:: Data
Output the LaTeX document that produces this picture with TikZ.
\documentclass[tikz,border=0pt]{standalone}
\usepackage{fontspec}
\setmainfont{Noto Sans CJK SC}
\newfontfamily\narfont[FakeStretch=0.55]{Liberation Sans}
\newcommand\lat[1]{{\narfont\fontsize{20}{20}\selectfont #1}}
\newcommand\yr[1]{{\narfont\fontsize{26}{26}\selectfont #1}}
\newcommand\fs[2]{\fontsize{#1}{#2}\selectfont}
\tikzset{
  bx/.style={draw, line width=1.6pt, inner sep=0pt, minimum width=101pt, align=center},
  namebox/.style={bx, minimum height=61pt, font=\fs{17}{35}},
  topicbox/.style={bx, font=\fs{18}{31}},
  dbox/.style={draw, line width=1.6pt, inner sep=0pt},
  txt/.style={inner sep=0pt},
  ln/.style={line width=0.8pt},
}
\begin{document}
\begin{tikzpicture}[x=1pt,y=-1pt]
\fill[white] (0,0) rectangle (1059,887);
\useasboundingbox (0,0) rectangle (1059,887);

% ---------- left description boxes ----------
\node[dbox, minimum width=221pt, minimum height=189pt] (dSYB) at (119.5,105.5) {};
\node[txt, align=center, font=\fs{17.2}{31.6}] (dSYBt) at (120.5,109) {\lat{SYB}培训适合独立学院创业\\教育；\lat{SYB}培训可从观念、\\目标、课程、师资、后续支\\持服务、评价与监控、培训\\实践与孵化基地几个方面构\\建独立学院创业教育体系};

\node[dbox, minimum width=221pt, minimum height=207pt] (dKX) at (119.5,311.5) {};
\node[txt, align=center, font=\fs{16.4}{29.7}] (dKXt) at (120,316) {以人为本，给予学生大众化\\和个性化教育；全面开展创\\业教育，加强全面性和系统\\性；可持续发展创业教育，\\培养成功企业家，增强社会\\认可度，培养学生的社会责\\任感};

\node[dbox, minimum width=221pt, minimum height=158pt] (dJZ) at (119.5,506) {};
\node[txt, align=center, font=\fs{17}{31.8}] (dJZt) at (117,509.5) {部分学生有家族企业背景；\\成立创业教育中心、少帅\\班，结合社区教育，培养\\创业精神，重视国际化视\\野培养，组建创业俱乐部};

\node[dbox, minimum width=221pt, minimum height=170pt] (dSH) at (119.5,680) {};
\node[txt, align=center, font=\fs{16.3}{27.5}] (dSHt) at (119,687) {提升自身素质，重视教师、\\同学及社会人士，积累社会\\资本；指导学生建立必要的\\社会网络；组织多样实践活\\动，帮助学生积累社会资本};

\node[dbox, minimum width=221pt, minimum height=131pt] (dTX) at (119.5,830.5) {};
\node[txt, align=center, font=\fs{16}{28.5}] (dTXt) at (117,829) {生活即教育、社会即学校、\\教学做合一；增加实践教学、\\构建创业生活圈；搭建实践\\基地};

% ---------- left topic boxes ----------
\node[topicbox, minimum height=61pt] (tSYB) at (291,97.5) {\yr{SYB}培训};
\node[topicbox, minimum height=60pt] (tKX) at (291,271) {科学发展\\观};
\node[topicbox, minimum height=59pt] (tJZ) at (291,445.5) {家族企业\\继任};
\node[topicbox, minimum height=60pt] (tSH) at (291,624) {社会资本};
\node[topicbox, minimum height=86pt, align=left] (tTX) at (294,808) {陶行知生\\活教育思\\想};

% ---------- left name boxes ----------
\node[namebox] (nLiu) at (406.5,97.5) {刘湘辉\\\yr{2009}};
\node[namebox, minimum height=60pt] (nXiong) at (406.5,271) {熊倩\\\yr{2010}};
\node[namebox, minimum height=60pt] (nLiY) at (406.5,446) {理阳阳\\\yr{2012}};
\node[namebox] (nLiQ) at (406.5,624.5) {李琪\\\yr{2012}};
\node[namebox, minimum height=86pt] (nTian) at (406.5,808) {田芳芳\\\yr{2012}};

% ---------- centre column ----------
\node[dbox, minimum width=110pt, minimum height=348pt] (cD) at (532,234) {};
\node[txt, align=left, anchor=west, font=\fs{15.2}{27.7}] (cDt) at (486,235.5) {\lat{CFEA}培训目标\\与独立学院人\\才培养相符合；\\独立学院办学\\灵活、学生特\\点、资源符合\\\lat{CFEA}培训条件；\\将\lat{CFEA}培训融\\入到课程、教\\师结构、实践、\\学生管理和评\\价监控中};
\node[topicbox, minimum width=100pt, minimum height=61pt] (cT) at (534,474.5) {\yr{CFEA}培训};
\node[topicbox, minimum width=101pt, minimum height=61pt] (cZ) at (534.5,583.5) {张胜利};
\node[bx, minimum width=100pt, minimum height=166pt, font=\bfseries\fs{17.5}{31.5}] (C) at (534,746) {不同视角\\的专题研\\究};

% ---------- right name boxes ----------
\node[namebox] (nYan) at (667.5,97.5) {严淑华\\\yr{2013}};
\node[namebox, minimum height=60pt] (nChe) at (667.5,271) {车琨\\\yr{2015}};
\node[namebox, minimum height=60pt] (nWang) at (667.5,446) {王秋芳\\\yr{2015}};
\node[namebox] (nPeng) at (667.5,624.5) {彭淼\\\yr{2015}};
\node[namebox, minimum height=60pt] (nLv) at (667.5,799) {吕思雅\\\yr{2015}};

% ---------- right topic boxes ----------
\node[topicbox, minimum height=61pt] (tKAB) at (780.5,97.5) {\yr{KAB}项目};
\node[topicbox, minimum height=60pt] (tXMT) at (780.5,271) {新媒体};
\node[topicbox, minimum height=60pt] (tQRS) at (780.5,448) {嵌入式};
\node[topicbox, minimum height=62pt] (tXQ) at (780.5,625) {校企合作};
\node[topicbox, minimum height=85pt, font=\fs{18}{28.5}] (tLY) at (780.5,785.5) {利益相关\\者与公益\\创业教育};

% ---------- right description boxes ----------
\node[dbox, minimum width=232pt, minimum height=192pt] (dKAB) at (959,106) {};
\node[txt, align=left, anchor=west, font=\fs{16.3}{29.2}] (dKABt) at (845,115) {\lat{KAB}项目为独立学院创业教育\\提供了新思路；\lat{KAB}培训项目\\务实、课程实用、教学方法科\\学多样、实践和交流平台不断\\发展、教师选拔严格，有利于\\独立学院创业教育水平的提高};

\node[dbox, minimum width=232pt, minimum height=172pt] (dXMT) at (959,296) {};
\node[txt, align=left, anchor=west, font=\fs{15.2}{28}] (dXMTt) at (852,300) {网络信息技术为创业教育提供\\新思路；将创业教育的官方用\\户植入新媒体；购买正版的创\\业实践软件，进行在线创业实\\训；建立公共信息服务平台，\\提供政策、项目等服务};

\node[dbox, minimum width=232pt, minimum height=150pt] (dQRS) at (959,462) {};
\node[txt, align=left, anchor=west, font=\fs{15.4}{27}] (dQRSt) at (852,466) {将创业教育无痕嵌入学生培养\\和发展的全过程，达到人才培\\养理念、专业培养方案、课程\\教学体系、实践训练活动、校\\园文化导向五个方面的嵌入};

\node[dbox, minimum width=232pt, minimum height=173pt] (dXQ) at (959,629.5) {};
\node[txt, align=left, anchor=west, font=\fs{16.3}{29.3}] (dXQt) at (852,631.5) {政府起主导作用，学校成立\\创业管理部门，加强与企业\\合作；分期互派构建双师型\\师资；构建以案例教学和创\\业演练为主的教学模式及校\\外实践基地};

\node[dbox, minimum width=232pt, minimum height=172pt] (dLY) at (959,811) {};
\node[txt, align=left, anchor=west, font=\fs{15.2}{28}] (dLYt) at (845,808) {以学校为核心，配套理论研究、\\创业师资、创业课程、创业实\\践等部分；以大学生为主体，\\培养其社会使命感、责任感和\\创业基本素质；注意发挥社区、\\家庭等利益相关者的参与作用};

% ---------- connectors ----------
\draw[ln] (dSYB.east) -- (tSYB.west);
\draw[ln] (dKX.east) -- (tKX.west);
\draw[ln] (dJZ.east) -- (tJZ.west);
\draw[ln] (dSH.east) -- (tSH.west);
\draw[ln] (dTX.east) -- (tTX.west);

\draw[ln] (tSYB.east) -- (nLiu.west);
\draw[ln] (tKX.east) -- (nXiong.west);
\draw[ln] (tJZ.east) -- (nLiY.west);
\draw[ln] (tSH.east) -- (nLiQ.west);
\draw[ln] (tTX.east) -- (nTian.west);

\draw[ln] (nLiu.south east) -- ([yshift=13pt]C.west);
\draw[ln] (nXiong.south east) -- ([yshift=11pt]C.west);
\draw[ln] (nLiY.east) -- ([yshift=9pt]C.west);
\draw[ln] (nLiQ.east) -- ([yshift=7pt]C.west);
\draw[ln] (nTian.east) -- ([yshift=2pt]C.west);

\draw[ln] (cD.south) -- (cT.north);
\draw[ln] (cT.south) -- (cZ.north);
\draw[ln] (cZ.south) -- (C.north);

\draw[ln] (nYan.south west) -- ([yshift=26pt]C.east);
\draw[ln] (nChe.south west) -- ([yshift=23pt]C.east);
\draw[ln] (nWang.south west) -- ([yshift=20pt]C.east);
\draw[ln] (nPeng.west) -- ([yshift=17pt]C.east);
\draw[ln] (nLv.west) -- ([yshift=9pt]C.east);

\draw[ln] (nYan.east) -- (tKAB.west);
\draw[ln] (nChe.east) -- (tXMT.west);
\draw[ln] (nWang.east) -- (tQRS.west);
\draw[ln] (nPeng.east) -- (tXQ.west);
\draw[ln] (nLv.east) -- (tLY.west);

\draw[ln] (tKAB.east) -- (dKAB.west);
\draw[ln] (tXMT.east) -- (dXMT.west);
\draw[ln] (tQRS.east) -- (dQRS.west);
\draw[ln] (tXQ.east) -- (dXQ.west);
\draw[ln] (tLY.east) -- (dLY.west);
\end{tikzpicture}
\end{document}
::::
:: Data
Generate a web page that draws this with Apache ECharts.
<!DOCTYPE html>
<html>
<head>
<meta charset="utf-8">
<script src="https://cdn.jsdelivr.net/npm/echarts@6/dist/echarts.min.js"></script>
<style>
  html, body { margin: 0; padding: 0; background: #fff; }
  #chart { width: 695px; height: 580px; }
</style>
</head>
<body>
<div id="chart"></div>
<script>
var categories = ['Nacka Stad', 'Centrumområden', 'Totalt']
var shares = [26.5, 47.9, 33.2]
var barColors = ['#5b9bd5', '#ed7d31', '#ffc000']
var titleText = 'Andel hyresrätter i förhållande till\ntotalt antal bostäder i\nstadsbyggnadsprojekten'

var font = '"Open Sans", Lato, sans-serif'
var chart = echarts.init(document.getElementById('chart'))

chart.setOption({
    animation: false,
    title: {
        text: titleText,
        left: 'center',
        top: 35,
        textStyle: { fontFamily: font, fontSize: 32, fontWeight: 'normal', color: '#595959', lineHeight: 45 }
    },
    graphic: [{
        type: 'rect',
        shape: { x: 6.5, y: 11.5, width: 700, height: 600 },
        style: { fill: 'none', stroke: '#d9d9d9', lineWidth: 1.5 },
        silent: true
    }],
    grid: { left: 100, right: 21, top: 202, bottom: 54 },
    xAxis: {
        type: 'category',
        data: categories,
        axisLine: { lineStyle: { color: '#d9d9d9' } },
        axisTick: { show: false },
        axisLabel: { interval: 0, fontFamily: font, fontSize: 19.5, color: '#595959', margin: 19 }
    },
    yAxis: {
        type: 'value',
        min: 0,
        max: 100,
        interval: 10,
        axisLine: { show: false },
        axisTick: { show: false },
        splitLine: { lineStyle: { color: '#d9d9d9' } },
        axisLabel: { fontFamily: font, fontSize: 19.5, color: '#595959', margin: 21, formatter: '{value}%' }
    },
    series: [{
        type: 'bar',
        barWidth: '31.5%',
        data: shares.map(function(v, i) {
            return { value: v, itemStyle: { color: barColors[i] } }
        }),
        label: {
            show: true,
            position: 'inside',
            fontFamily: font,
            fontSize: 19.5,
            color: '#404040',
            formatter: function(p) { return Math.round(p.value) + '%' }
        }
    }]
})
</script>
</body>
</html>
::::
- **Given request**:
Repeat, word for word, only the lines from the line holding "Generate a web" through the line holding "var chart = echarts.init(document.getElementById('chart'))", with both of those lines included.

- **Output**:
Generate a web page that draws this with Apache ECharts.
<!DOCTYPE html>
<html>
<head>
<meta charset="utf-8">
<script src="https://cdn.jsdelivr.net/npm/echarts@6/dist/echarts.min.js"></script>
<style>
  html, body { margin: 0; padding: 0; background: #fff; }
  #chart { width: 695px; height: 580px; }
</style>
</head>
<body>
<div id="chart"></div>
<script>
var categories = ['Nacka Stad', 'Centrumområden', 'Totalt']
var shares = [26.5, 47.9, 33.2]
var barColors = ['#5b9bd5', '#ed7d31', '#ffc000']
var titleText = 'Andel hyresrätter i förhållande till\ntotalt antal bostäder i\nstadsbyggnadsprojekten'

var font = '"Open Sans", Lato, sans-serif'
var chart = echarts.init(document.getElementById('chart'))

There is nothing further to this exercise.